Suppose a poor, worn-out mother, sickly, feeble and old—her hands worn to the bone with hard, unpaid toil—whose nine children have been sold to the slave-trader, and whose tenth soon is to be sold, unless by her labor as washerwoman she can raise nine hundred dollars! Such are the kind of cases constantly coming to one’s knowledge—such are the witnesses which will not let us sleep.
Doubt has been expressed whether such a thing as an advertisement for a man, “dead or alive,” like the advertisement for George Harris, was ever published in the Southern States. The scene of the story in which that occurs is supposed to be laid a few years back, at the time when the black laws of Ohio were passed. That at this time such advertisements were common in the newspapers, there is abundant evidence. That they are less common now, is a matter of hope and gratulation.
In the year 1839, Mr. Theodore D. Weld made a systematic attempt to collect and arrange the statistics of slavery. A mass of facts and statistics was gathered, which were authenticated with the most unquestionable accuracy. Some of the “one thousand witnesses,” whom he brings upon the stand, were ministers, lawyers, merchants, and men of various other callings, who were either natives of the slave states, or had been residents there for many years of their life. Many of these were slave-holders. Others of the witnesses were, or had been, slave-drivers, or officers of coasting-vessels engaged in the slave-trade.
Another part of his evidence was gathered from public speeches in Congress, in the state legislatures, and elsewhere. But the majority of it was taken from recent newspapers.
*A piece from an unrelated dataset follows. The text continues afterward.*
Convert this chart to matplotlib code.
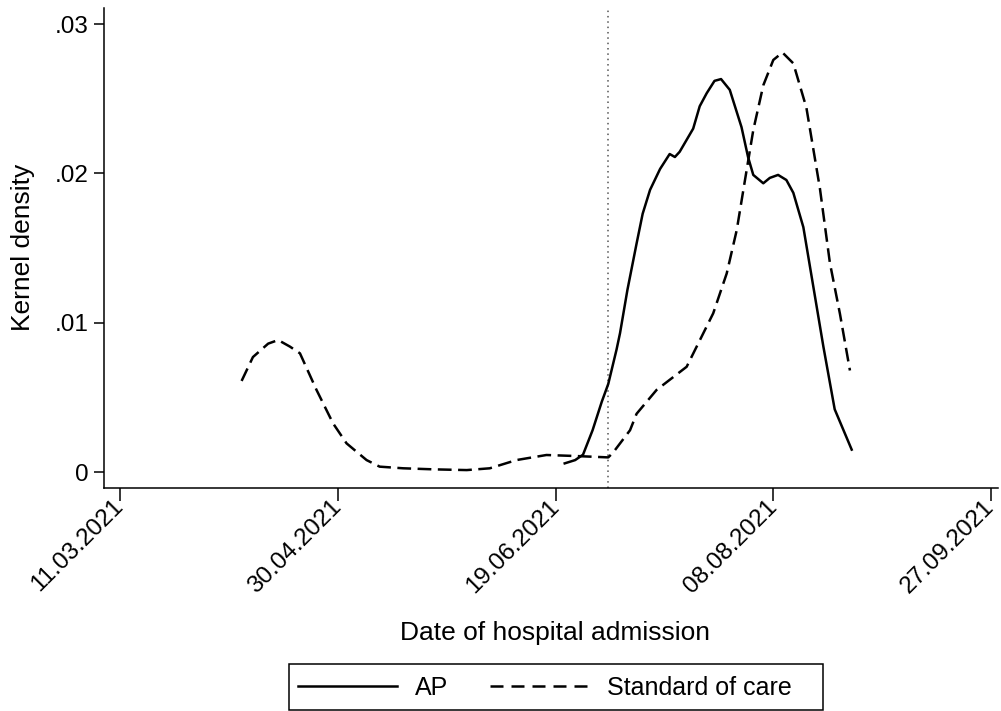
import numpy as np
import pandas as pd
import matplotlib
matplotlib.use("Agg")
import matplotlib.pyplot as plt
import matplotlib.dates as mdates
from matplotlib.lines import Line2D
from matplotlib.patches import Rectangle

plt.rcParams["font.family"] = ["Liberation Sans", "DejaVu Sans"]

# ----------------------------------------------------------
# Data (days since 11.03.2021, kernel density)
# ----------------------------------------------------------

BASE_DATE = pd.Timestamp("2021-03-11")
CUTOFF_DATE = pd.Timestamp("2021-07-01")

soc_days = [27.9, 30.5, 34.0, 36.3, 39.0, 41.3, 45.1, 48.9, 52.0, 56.6,
            59.6, 65.0, 71.9, 79.6, 84.9, 91.0, 97.9, 104.8, 112.1, 113.2,
            117.1, 118.6, 120.9, 123.2, 130.1, 132.4, 136.2, 139.3, 141.6,
            143.5, 145.4, 147.7, 150.0, 152.1, 154.6, 157.6, 160.7, 163.0,
            165.3, 167.6]
soc_dens = [0.0061, 0.0077, 0.0086, 0.00884, 0.0084, 0.00795, 0.0055,
            0.00326, 0.00192, 0.0008, 0.00036, 0.00025, 0.00018, 0.00013,
            0.00025, 0.0008, 0.00114, 0.00107, 0.00098, 0.0013, 0.0028,
            0.0039, 0.0047, 0.0055, 0.00705, 0.0084, 0.01063, 0.0133,
            0.0162, 0.01956, 0.0229, 0.0259, 0.0276, 0.0281, 0.02737,
            0.0244, 0.019, 0.014, 0.0106, 0.0068]

ap_days = [102.1, 104.5, 106.3, 108.5, 110.6, 112.1, 114.0, 114.8, 116.5,
           118.6, 120.0, 121.7, 124.0, 126.2, 127.4, 128.5, 130.0, 131.6,
           133.1, 134.7, 136.5, 138.0, 140.0, 142.7, 144.2, 145.4, 147.7,
           149.2, 151.1, 153.0, 154.6, 156.9, 159.2, 161.5, 164.1, 168.0]
ap_dens = [0.00058, 0.0008, 0.00116, 0.0028, 0.0047, 0.0059, 0.0082,
           0.0093, 0.0122, 0.0153, 0.0173, 0.0189, 0.0203, 0.0213, 0.0211,
           0.02145, 0.0222, 0.0230, 0.0245, 0.02537, 0.0262, 0.02632,
           0.0256, 0.0231, 0.0211, 0.0199, 0.01934, 0.0197, 0.0199,
           0.01956, 0.0187, 0.0164, 0.0124, 0.0084, 0.0042, 0.0015]

tick_days = [0, 50, 100, 150, 200]
y_ticks = [0, 0.01, 0.02, 0.03]
y_tick_labels = ["0", ".01", ".02", ".03"]


def to_dates(days):
    return BASE_DATE + pd.to_timedelta(np.asarray(days), unit="D")


# ----------------------------------------------------------
# Figure
# ----------------------------------------------------------

W, H = 1001, 711
fig = plt.figure(figsize=(W / 100, H / 100), dpi=100)

left, right, top, bottom = 104, 998, 8, 488
ax = fig.add_axes([left / W, 1 - bottom / H, (right - left) / W, (bottom - top) / H])

LW = 1.8

ax.axvline(CUTOFF_DATE, color="#555555", linestyle=(0, (1, 2.5)), linewidth=1.1)

ax.plot(to_dates(ap_days), ap_dens, color="black", linewidth=LW,
        solid_joinstyle="round")
ax.plot(to_dates(soc_days), soc_dens, color="black", linewidth=LW,
        linestyle=(0, (5.5, 2.6)))

ax.set_xlim(to_dates([-3.7])[0], to_dates([201.6])[0])
ax.set_ylim(-0.00107, 0.03108)

ax.set_xticks(to_dates(tick_days))
ax.xaxis.set_major_formatter(mdates.DateFormatter("%d.%m.%Y"))
ax.set_yticks(y_ticks)
ax.set_yticklabels(y_tick_labels)

ax.tick_params(axis="both", labelsize=17.5, length=7, width=1.1,
               color="black", pad=4)
ax.tick_params(axis="x", length=9, pad=2)

for lab in ax.get_xticklabels():
    lab.set_rotation(45)
    lab.set_ha("right")
    lab.set_va("center")
    lab.set_rotation_mode("anchor")

ax.spines["top"].set_visible(False)
ax.spines["right"].set_visible(False)
ax.spines["left"].set_linewidth(1.1)
ax.spines["bottom"].set_linewidth(1.1)

# axis titles
fig.text(555 / W, 1 - 633 / H, "Date of hospital admission", fontsize=19,
         ha="center", va="center")
fig.text(23 / W, 1 - 247 / H, "Kernel density", fontsize=19,
         ha="center", va="center", rotation=90)

# legend box
fig.patches.append(Rectangle((289 / W, 1 - 710 / H), (823 - 289) / W, 46 / H,
                             transform=fig.transFigure, fill=False,
                             edgecolor="black", linewidth=1.1))

handles = [
    Line2D([], [], color="black", linewidth=LW),
    Line2D([], [], color="black", linewidth=LW, linestyle=(0, (5.2, 3.2))),
]
leg = fig.legend(
    handles,
    ["AP", "Standard of care"],
    loc="center left",
    bbox_to_anchor=(298 / W, 1 - 688 / H),
    ncol=2,
    frameon=False,
    fontsize=18,
    handlelength=3.95,
    handletextpad=0.72,
    columnspacing=1.68,
    borderpad=0.0,
    borderaxespad=0.0,
)

fig.savefig("out.png", dpi=100, facecolor="white")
The papers from which these facts were copied were preserved and put on file in a public place, where they remained for some years, for the information of the curious. After Mr. Weld’s book was completed, a copy of it was sent, through the mail, to every editor from whose paper such advertisements had been taken, and to every individual of whom any facts had been narrated, with the passages which concerned them marked.